1. We start with C (initial capital) and we want to retire. We want to calculate "w" or how much we can withdraw a month and have a safe future.
2. We are going to hedge the longevity risk by creating a perpetuum mobile, meaning, we are going to keep the principal intact taking inflation into account.
3. Our portfolio will consist of 5% cash, and the rest: 8/13 dividend shares and 5/13 gold.
4. w is going to come exclusively from the dividends. Why? Because we are going to suppose that the inflation will be hedged by the increase in the value of shares and gold.
w=1/12xDIVIDENDx95/100x(8/13xC)x0.7, being DIVIDEND the dividend yield. 0.7 comes from taking 30% taxes into account. The final equation can be rewritten as follows:
w=34103xDIVIDENDxM, being M the number of initial millions.
Practical point of view:
If we happen to have 2.2 million dollars for retirement and we buy shares of solid companies with an average dividend of 3.5%, we can spend 2625 USD a month and feel safe.
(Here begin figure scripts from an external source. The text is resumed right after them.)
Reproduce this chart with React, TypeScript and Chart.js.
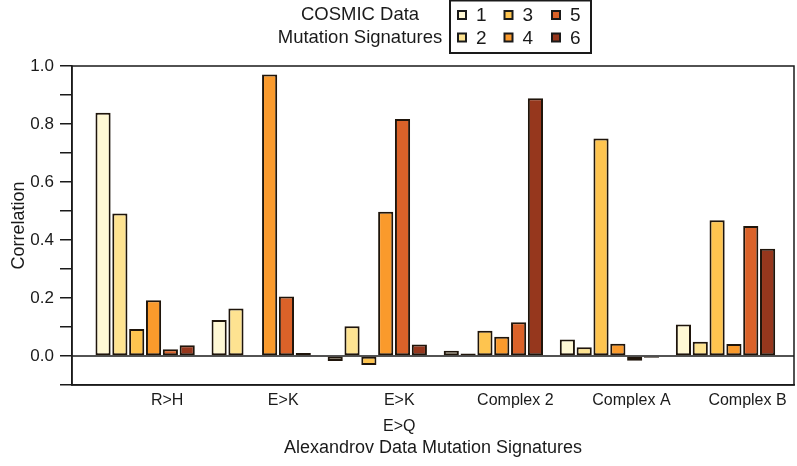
import React, { useEffect, useRef } from "react";
import { Chart, registerables } from "chart.js";

Chart.register(...registerables);

const categories: (string | string[])[] = ["R>H", "E>K", ["E>K", "E>Q"], "Complex 2", "Complex A", "Complex B"];
const seriesNames = ["1", "2", "3", "4", "5", "6"];
const sig1 = [0.839, 0.124, -0.017, 0.018, 0.057, 0.109];
const sig2 = [0.491, 0.164, 0.103, 0.009, 0.03, 0.049];
const sig3 = [0.093, 0.003, -0.031, 0.087, 0.75, 0.468];
const sig4 = [0.192, 0.971, 0.497, 0.066, 0.042, 0.041];
const sig5 = [0.023, 0.205, 0.817, 0.116, -0.016, 0.448];
const sig6 = [0.037, 0.01, 0.04, 0.889, -0.006, 0.37];
const seriesColors = ["#fff8d4", "#fee391", "#fec44f", "#fa9a2c", "#da6229", "#96371d"];
const yMajorTicks = [0, 0.2, 0.4, 0.6, 0.8, 1.0];
const legendTitle = ["COSMIC Data", "Mutation Signatures"];
const yTitle = "Correlation";
const xTitle = "Alexandrov Data Mutation Signatures";

const FONT = "'Liberation Sans', Arial, Helvetica, sans-serif";
const INK = "#1a1a1a";

const framePlugin = {
  id: "frameAndZero",
  beforeDatasetsDraw(chart: any) {
    const { ctx, chartArea, scales } = chart;
    const y0 = scales.y.getPixelForValue(0);
    ctx.save();
    ctx.strokeStyle = INK;
    ctx.lineWidth = 1.5;
    ctx.beginPath();
    ctx.moveTo(chartArea.left, y0);
    ctx.lineTo(chartArea.right, y0);
    ctx.stroke();
    ctx.restore();
  },
  afterDraw(chart: any) {
    const { ctx, chartArea } = chart;
    const { left, right, top, bottom } = chartArea;
    ctx.save();
    ctx.strokeStyle = INK;
    ctx.lineWidth = 1.5;
    ctx.beginPath();
    ctx.moveTo(left, top);
    ctx.lineTo(right, top);
    ctx.lineTo(right, bottom);
    ctx.lineTo(left, bottom);
    ctx.closePath();
    ctx.stroke();

    // legend
    ctx.lineWidth = 2;
    ctx.strokeRect(450, 0.5, 141, 52.5);
    ctx.fillStyle = INK;
    ctx.font = `18.5px ${FONT}`;
    ctx.textAlign = "center";
    ctx.textBaseline = "middle";
    ctx.fillText(legendTitle[0], 360, 15);
    ctx.fillText(legendTitle[1], 360, 38);
    const colX = [462, 508.5, 556];
    const rowY = [15, 37.5];
    ctx.font = `19px ${FONT}`;
    ctx.textAlign = "left";
    seriesNames.forEach((name, i) => {
      const cx = colX[Math.floor(i / 2)];
      const cy = rowY[i % 2];
      ctx.fillStyle = seriesColors[i];
      ctx.fillRect(cx - 4, cy - 4, 8, 8);
      ctx.lineWidth = 2;
      ctx.strokeStyle = INK;
      ctx.strokeRect(cx - 4, cy - 4, 8, 8);
      ctx.fillStyle = INK;
      ctx.fillText(name, cx + 14, cy + 1);
    });
    ctx.restore();
  },
};

export default function App() {
  const ref = useRef<HTMLCanvasElement | null>(null);
  useEffect(() => {
    if (!ref.current) return;
    const all = [sig1, sig2, sig3, sig4, sig5, sig6];
    const chart = new Chart(ref.current, {
      type: "bar",
      data: {
        labels: categories as any,
        datasets: all.map((d, i) => ({
          label: seriesNames[i],
          data: d,
          backgroundColor: seriesColors[i],
          borderColor: "#1f150b",
          borderWidth: 2,
          borderSkipped: false,
          categoryPercentage: 0.87,
          barPercentage: 0.9,
        })),
      },
      options: {
        animation: false,
        responsive: true,
        maintainAspectRatio: false,
        devicePixelRatio: 1,
        layout: { padding: { top: 66, right: 3, left: 0, bottom: 0 } },
        plugins: { legend: { display: false }, tooltip: { enabled: false }, title: { display: false } },
        scales: {
          x: {
            offset: true,
            grid: { display: false, drawTicks: false },
            border: { display: true, color: INK, width: 1.5 },
            ticks: {
              color: INK,
              font: { family: FONT, size: 16, lineHeight: 1.6 },
              padding: 3,
              labelOffset: 22,
              maxRotation: 0,
              autoSkip: false,
            },
            title: {
              display: true,
              text: xTitle,
              color: INK,
              font: { family: FONT, size: 18 },
              padding: { top: 0, bottom: 7 },
            },
            afterBuildTicks: (scale: any) => {
              scale._startValue = -0.63;
              scale._valueRange = 6.22;
            },
            afterFit: (scale: any) => {
              scale.height = 81;
            },
          },
          y: {
            min: -0.1,
            max: 1.0,
            grid: {
              display: true,
              drawOnChartArea: false,
              drawTicks: true,
              tickLength: 12,
              color: INK,
              lineWidth: 1.5,
            },
            border: { display: true, color: INK, width: 1.5 },
            ticks: {
              stepSize: 0.1,
              color: INK,
              font: { family: FONT, size: 17 },
              padding: 6,
              callback: (v: any) => {
                const n = Number(v);
                const hit = yMajorTicks.find((t) => Math.abs(t - n) < 1e-6);
                return hit !== undefined ? hit.toFixed(1) : "";
              },
            },
            title: {
              display: true,
              text: yTitle,
              color: INK,
              font: { family: FONT, size: 18 },
              padding: { top: 8, bottom: 0 },
            },
            afterFit: (scale: any) => {
              scale.width = 72;
            },
          },
        },
      },
      plugins: [framePlugin],
    });
    return () => chart.destroy();
  }, []);
  return (
    <div style={{ position: "absolute", left: 0, top: 0, width: 797, height: 466, background: "#fff" }}>
      <canvas ref={ref} />
    </div>
  );
}
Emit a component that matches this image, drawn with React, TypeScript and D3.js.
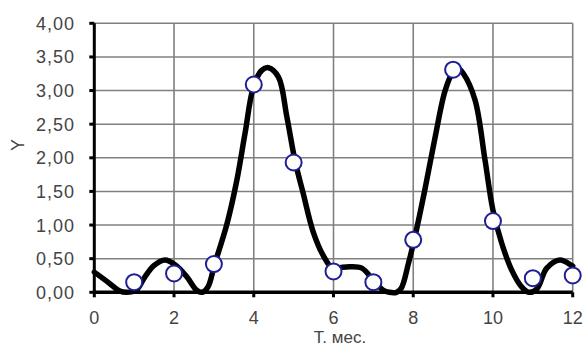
import React from "react";
import * as d3 from "d3";

const xTicks = [0, 2, 4, 6, 8, 10, 12];
const yTicks = [0, 0.5, 1, 1.5, 2, 2.5, 3, 3.5, 4];

const pointX = [1, 2, 3, 4, 5, 6, 7, 8, 9, 10, 11, 12];
const pointY = [0.15, 0.28, 0.42, 3.09, 1.93, 0.31, 0.15, 0.78, 3.31, 1.06, 0.21, 0.25];

const curveX = [0, 0.3, 0.64, 0.8, 1.05, 1.27, 1.5, 1.77, 2.05, 2.32, 2.57, 2.7, 2.85, 3.02, 3.32, 3.57, 3.78, 3.99, 4.2, 4.37, 4.62, 4.83, 5.03, 5.24, 5.49, 5.74, 5.99, 6.2, 6.41, 6.71, 7.0, 7.25, 7.4, 7.58, 7.7, 7.88, 8.04, 8.29, 8.55, 8.8, 9.0, 9.12, 9.26, 9.55, 9.8, 10.0, 10.22, 10.47, 10.72, 10.9, 11.1, 11.35, 11.68, 11.97, 12];
const curveY = [0.3, 0.17, 0.02, 0, 0.03, 0.23, 0.4, 0.48, 0.4, 0.23, 0.03, 0, 0.08, 0.42, 1.0, 1.65, 2.36, 3.05, 3.3, 3.34, 3.2, 2.61, 1.97, 1.47, 0.9, 0.55, 0.35, 0.37, 0.38, 0.36, 0.18, 0.03, 0, 0, 0.06, 0.43, 0.82, 1.52, 2.31, 3.0, 3.28, 3.33, 3.25, 2.86, 1.97, 1.22, 0.73, 0.33, 0.08, 0, 0.05, 0.36, 0.48, 0.4, 0.39];

const fmt = (v: number) => v.toFixed(2).replace(".", ",");

export default function App() {
  const W = 587, H = 346;
  const x = d3.scaleLinear().domain([0, 12]).range([94.3, 572.7]);
  const y = d3.scaleLinear().domain([0, 4]).range([292.3, 23.3]);
  const line = d3
    .line<number>()
    .x((_, i) => x(curveX[i]))
    .y((d) => Math.min(y(d), y(0)))
    .curve(d3.curveCatmullRom.alpha(0.5));
  const font = "'Liberation Sans', Arial, sans-serif";
  return (
    <svg width={W} height={H} style={{ position: "absolute", left: 0, top: 0, background: "#fff" }}>
      {/* grid */}
      {yTicks.map((t) => (
        <line key={"gy" + t} x1={x(0)} x2={x(12)} y1={y(t)} y2={y(t)} stroke="#808080" strokeWidth={1.6} />
      ))}
      {xTicks.map((t) => (
        <line key={"gx" + t} x1={x(t)} x2={x(t)} y1={y(0)} y2={y(4)} stroke="#808080" strokeWidth={1.6} />
      ))}
      {/* axes */}
      <line x1={x(0)} x2={x(0)} y1={y(0)} y2={y(4)} stroke="#000" strokeWidth={3} />
      <line x1={x(0)} x2={x(12)} y1={y(0)} y2={y(0)} stroke="#000" strokeWidth={3.5} />
      {yTicks.map((t) => (
        <line key={"ty" + t} x1={x(0) - 5} x2={x(0)} y1={y(t)} y2={y(t)} stroke="#000" strokeWidth={3} />
      ))}
      {xTicks.map((t) => (
        <line key={"tx" + t} x1={x(t)} x2={x(t)} y1={y(0)} y2={y(0) + 5} stroke="#000" strokeWidth={3} />
      ))}
      {/* tick labels */}
      {yTicks.map((t) => (
        <text key={"ly" + t} x={75} y={y(t)} dy="0.36em" textAnchor="end" fontFamily={font} fontSize={18} fill="#444" letterSpacing={1}>
          {fmt(t)}
        </text>
      ))}
      {xTicks.map((t) => (
        <text key={"lx" + t} x={x(t)} y={318} dy="0.36em" textAnchor="middle" fontFamily={font} fontSize={18} fill="#444">
          {t}
        </text>
      ))}
      <text x={340} y={337} dy="0.36em" textAnchor="middle" fontFamily={font} fontSize={17} fill="#444">
        Т. мес.
      </text>
      <text transform={`translate(18,145) rotate(-90)`} dy="0.36em" textAnchor="middle" fontFamily={font} fontSize={18} fill="#444">
        Y
      </text>
      {/* curve */}
      <path d={line(curveY) || ""} fill="none" stroke="#000" strokeWidth={5.5} strokeLinejoin="round" strokeLinecap="round" />
      {/* markers */}
      {pointX.map((px, i) => (
        <circle key={"p" + i} cx={x(px)} cy={y(pointY[i])} r={8} fill="#fff" stroke="#1e1e96" strokeWidth={2} />
      ))}
    </svg>
  );
}
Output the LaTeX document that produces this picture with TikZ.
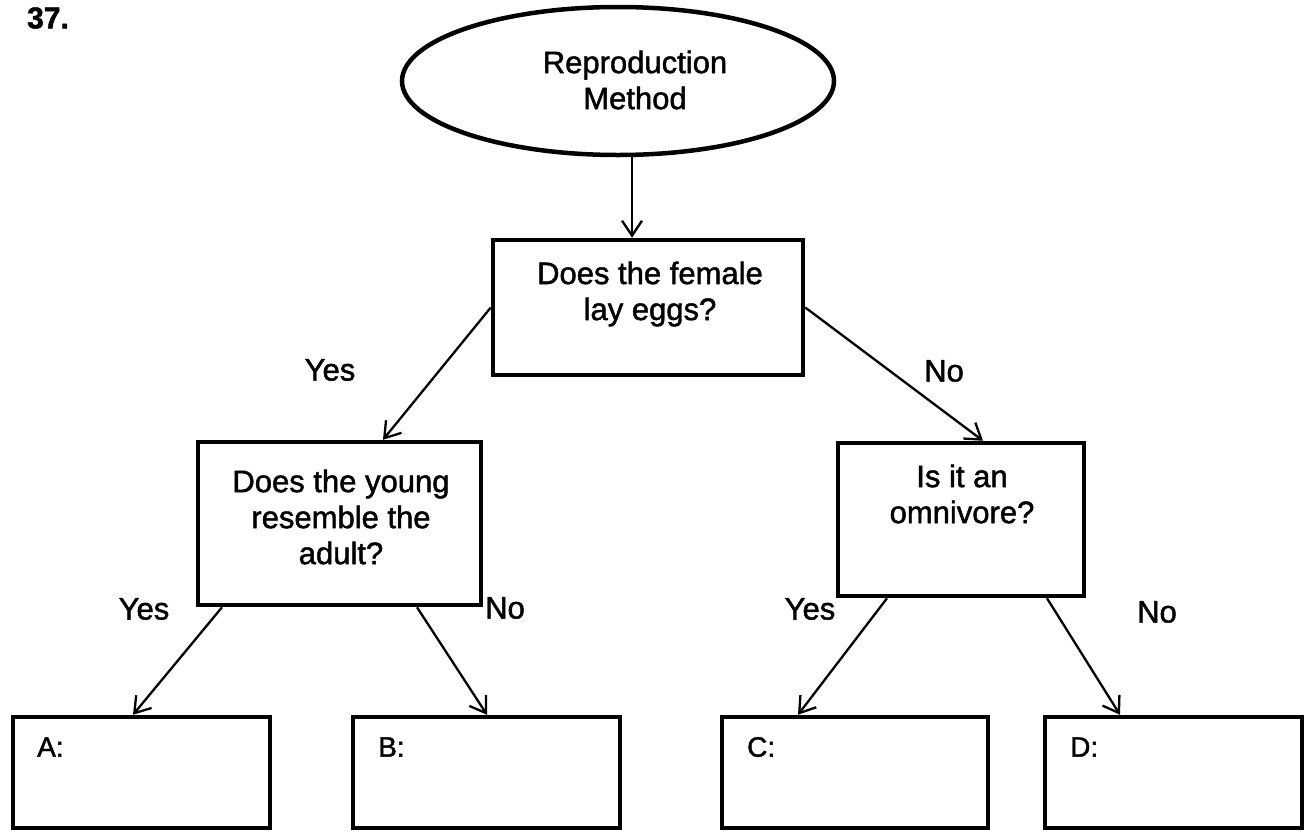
\documentclass[tikz,border=0pt]{standalone}
\usepackage{fontspec}
\setmainfont{Liberation Sans}[FakeBold=1.5]
\usetikzlibrary{arrows.meta,shapes.geometric}
\begin{document}
\begin{tikzpicture}[x=1pt,y=-1pt,
  qbox/.style={draw=black,line width=4.5pt,rectangle,inner sep=0pt},
  qtext/.style={align=center,font=\fontsize{31}{36}\selectfont,inner sep=0pt},
  lbl/.style={font=\fontsize{31}{36}\selectfont,inner sep=0pt},
  ansl/.style={font=\fontsize{28}{32}\selectfont,inner sep=0pt,anchor=west},
  arr/.style={draw=black,line width=2.3pt,-{Straight Barb[length=15pt,width=20pt,line width=2.3pt]}}
]
\useasboundingbox (0,0) rectangle (1314,831);
\node[font=\bfseries\fontsize{30}{34}\selectfont,inner sep=0pt,anchor=west] (num) at (27,18) {37.};

\node[draw=black,line width=4.5pt,ellipse,minimum width=432pt,minimum height=148pt,inner sep=0pt] (ell) at (618,81) {};
\node[qtext] (ellT) at (635,80) {Reproduction\\Method};

\node[qbox,minimum width=310pt,minimum height=135pt] (female) at (648,307.5) {};
\node[qtext] (femaleT) at (650,294) {Does the female\\lay eggs?};

\node[qbox,minimum width=283pt,minimum height=163pt] (young) at (339.5,523.5) {};
\node[qtext] (youngT) at (341,517) {Does the young\\resemble the\\adult?};

\node[qbox,minimum width=246pt,minimum height=153pt] (omni) at (961,519.5) {};
\node[qtext] (omniT) at (962,494) {Is it an\\omnivore?};

\node[qbox,minimum width=257pt,minimum height=111pt] (A) at (141.5,772.5) {};
\node[qbox,minimum width=267pt,minimum height=111pt] (B) at (486.5,772.5) {};
\node[qbox,minimum width=266pt,minimum height=111pt] (C) at (855,772.5) {};
\node[qbox,minimum width=257pt,minimum height=111pt] (D) at (1173.5,772.5) {};
\node[ansl] (AT) at (37,747) {A:};
\node[ansl] (BT) at (378,747) {B:};
\node[ansl] (CT) at (747,747) {C:};
\node[ansl] (DT) at (1070,747) {D:};

\draw[arr] ([xshift=14pt]ell.south) -- ([xshift=-16pt]female.north);
\draw[arr] (female.west) -- ([xshift=43.5pt]young.north);
\draw[arr] (female.east) -- ([xshift=22pt]omni.north);
\draw[arr] ([xshift=-117.5pt]young.south) -- ([xshift=-8.5pt]A.north);
\draw[arr] ([xshift=77.5pt]young.south) -- ([xshift=0.5pt]B.north);
\draw[arr] ([xshift=-74pt]omni.south) -- ([xshift=-57pt]C.north);
\draw[arr] ([xshift=86pt]omni.south) -- ([xshift=-53.5pt]D.north);

\node[lbl] (yes1) at (330,370) {Yes};
\node[lbl] (no1) at (944,371) {No};
\node[lbl] (yes2) at (144,609) {Yes};
\node[lbl] (no2) at (505,608) {No};
\node[lbl] (yes3) at (810,609) {Yes};
\node[lbl] (no3) at (1157,612) {No};
\end{tikzpicture}
\end{document}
From another angle, we think we can live with 4000 USD a month and will receive a pension of 2500 USD a month, how much do we need to retire? w=4000-2500=1500 M=w/(34103x0.035)=1.26 millions.
Some of you might think:
1. Why gold? To hedge the risk of the stock market.
2. Isn't it too much money for such a tiny yield? Inflation is a very powerful enemy, and to overcome it we cannot overspend.